Kentucky Gov. Matt Bevin has appealed a lower court’s June ruling that nullified his pension reform law, and the state’s highest court has agreed to hear his case on Sept. 20.
Friday, when the governor appealed the Circuit Court’s decision, was the last day he could do so. Bevin’s administration also filed a motion to skip the intermediary Court of Appeals and go right to the top, which the high court agreed to.
Bevin said that Kentucky’s public employee retirement system will collapse without the changes. The bill aimed to turn new teachers’ defined benefits pensions into hybrid 401(k)-style plans. It also raised their retirement ages and limited the number of accrued sick days that could be converted toward retirement.
The pension reforms were initially tucked into a sewage bill in April, during the last days of this year’s legislative session. Lawmakers passed the measure the next day. Shortly after, the law was contested by Attorney General Andy Beshear, who argued that it violated the state constitution, which he said prevented tinkering with their pensions. He also called the legislative strategy the governor used illegal.
Judge Phillip Shepherd, who oversaw the case on the Circuit Court, threw out the law for procedural reasons. He objected that the bill wasn’t read three times on three separate days by policymakers in each chamber. Plus, Shepherd also ruled the law to be an appropriations bill, requiring a majority vote of all 100 members of the House. Five abstentions left a 49-46 tally. That fell short of the necessary 51 yes-vote tally, the judge ruled.
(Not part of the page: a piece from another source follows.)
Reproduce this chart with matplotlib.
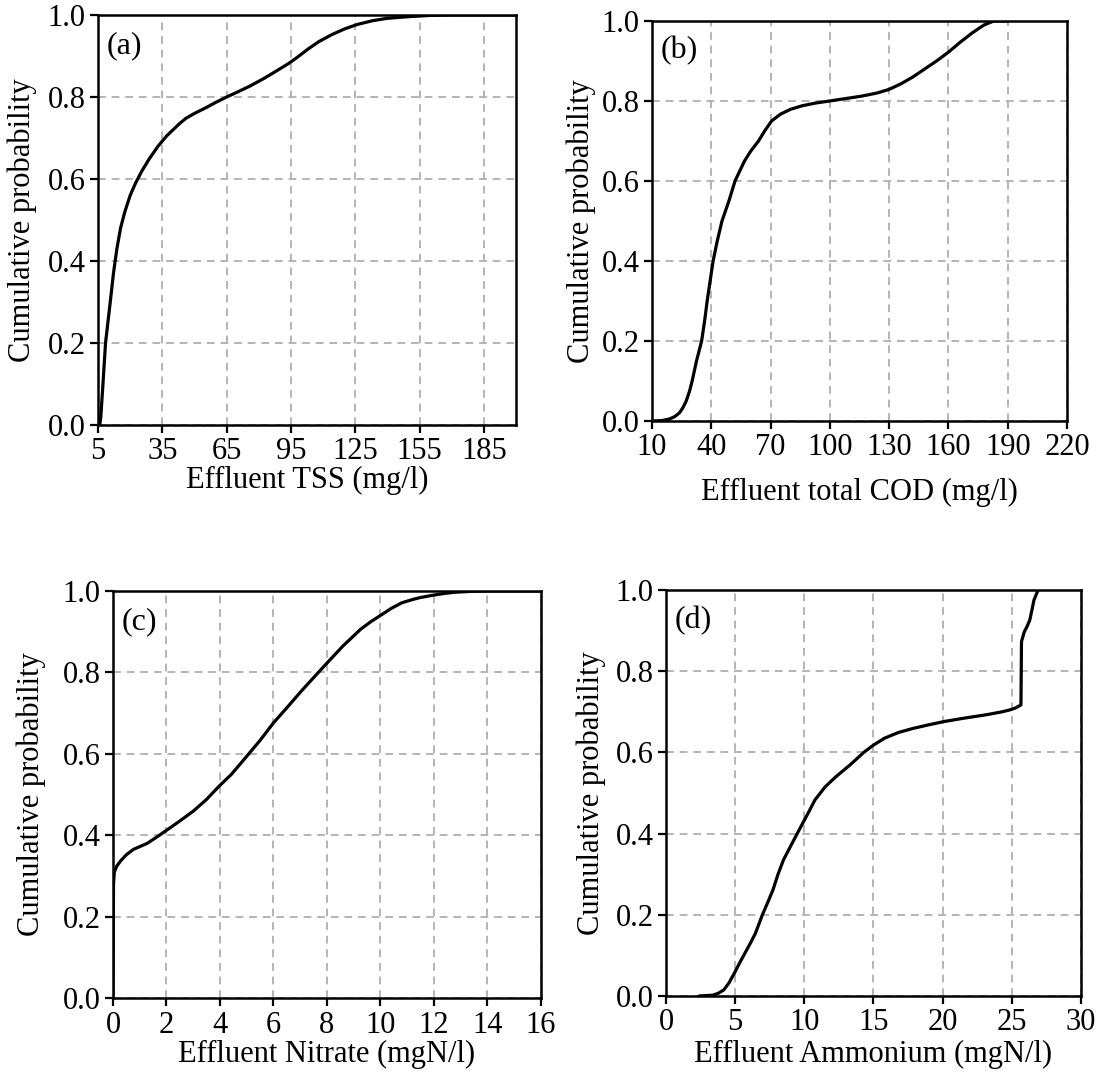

Bevin and his attorney, Steve Pitt, have argued that the law did not violate the state constitution. They have also been very critical of Judge Shepherd, with Bevin on public radio even calling him an “incompetent hack” and a “former Democrat operative.” Bevin is a Republican. The attorney general is a Democrat, and recently announced he will run for governor in 2019.
Shepherd did not rule on whether the law had violated pensioners’ constitutional rights, as he felt the measure’s passing was enough to kill the bill.
“It is essential that Kentucky’s public servants receive a speedy and final resolution regarding the legality of pension reform legislation (SB 151). Without the reforms in SB 151, the system will continue to decline and remain the worst funded in the nation,” Pitt said in a statement, where he declared the ruling be decided by “our state’s highest court and not based on the highly suspect ruling of a single judge.”
“I know we’re right under the law,” Beshear said in a video statement. “I want this matter decided as quickly by the Supreme Court as possible.”
At 31% funded, Kentucky’s pension program is one of the worst-funded in the country. It faces a $40 billion shortfall.
Neither Bevin nor Beshear could be reached for direct comment.